The UK government has ended the grant scheme for new orders of plug-in cars, as it looks to ramp up spending on charging infrastructure.
During the last 11 years, the grant scheme has helped to increase the number of electric vehicles (EVs) on the roads from less than 1,000 to 100,000.
Half of all new cars sold today are either battery or hybrid EVs – and with the government feeling the scheme has served its purpose to grow the electric market, it is now looking to make them easier to drive.
The funding is being refocused towards extending public charging, with £300 million being used to boost sales in electric taxis, motorcycles, vans and trucks.
Reductions in the plug-in grant in recent years and the car models that it covers, have not hampered EV sales, the government states – with hope that now the market has been kickstarted it will continue to grow, especially with more access to the necessary infrastructure.
‘Range anxiety’ is now considered the largest stumbling block for pushing more drivers to go electric, hence the change in focus from government funding.

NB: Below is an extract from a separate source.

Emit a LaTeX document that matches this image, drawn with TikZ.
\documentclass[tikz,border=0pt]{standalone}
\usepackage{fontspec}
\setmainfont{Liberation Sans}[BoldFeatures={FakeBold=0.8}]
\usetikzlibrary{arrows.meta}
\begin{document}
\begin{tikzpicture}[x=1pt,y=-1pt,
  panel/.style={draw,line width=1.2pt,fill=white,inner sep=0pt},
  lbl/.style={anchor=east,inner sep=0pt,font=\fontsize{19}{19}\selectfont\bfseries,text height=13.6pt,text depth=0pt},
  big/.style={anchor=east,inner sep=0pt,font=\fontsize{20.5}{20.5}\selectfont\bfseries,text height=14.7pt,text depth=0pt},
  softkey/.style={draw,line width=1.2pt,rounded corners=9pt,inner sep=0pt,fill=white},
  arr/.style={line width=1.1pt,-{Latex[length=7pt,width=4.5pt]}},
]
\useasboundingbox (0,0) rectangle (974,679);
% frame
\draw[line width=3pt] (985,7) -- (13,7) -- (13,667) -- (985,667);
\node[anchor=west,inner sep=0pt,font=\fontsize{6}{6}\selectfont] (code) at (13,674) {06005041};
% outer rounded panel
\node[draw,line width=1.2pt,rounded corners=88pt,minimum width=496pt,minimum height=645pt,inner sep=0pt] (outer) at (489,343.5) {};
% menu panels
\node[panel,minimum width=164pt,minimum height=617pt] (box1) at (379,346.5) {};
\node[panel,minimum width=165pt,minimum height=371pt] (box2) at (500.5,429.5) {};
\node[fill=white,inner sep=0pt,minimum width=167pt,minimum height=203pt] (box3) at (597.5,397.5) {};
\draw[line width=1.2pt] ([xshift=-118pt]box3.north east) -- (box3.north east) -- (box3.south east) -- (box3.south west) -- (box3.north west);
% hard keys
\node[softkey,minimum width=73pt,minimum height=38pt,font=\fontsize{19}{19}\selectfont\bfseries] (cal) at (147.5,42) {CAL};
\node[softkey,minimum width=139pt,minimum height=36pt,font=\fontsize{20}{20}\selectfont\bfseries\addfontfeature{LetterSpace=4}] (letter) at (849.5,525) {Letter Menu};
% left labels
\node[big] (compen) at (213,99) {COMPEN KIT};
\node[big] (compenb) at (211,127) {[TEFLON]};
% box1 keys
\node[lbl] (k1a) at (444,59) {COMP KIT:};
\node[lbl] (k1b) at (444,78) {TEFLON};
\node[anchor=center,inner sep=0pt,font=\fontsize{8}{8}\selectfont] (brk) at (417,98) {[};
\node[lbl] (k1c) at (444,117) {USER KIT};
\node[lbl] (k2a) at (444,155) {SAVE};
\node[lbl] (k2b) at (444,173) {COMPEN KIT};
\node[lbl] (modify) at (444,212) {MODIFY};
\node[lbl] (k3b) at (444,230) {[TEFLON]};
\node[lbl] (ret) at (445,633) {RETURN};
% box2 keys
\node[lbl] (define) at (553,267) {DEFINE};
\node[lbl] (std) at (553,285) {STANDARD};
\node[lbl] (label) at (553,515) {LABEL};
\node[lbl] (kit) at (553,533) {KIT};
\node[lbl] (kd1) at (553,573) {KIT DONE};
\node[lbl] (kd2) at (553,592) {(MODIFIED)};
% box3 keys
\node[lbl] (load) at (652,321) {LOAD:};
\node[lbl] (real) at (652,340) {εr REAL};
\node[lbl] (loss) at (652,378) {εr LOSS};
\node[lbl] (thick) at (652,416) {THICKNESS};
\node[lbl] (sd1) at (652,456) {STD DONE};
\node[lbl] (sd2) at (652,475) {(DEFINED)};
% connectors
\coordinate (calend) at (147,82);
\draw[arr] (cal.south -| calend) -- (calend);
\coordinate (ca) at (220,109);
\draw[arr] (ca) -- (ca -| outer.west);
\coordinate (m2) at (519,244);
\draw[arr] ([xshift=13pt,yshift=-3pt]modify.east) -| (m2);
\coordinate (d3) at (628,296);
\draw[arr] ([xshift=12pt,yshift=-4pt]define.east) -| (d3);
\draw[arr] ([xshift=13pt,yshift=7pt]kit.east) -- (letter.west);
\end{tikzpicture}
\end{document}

Electric drivers will continue to benefit from zero road tax and lower company car tax rates that can save up to £2,000, the government has revealed.
Those that have purchased an EV and already applied for a grant in the last two working days before the announcement will have it honoured.
Since 2011, the plug-in car grant has provided more than £1.4 billion to incentivise the sale of close to 500,000 clean cars.
Transport Minister Trudy Harrison said: “Having successfully kickstarted the electric car market, we now want to use plug-in grants to match that success across other vehicle types, from taxis to delivery vans and everything in between, to help make the switch to zero-emission travel cheaper and easier.
“With billions of both government and industry investment continuing to be pumped into the UK’s electric revolution, the sale of electric vehicles is soaring.”
Director of Technology at Octopus Electric Vehicles, Claire Miller, commented: “It would be difficult to underplay the significance of the plug-in car grant. When the scheme started, you could fit the annual registration of electric cars in your local car park – today we’re seeing hundreds of thousands sold in just the first half of the year.
“Drivers are waking up to the benefits of making the switch to an EV and we’re seeing demand soar. It’s now over to the manufactures to meet demand with supply.”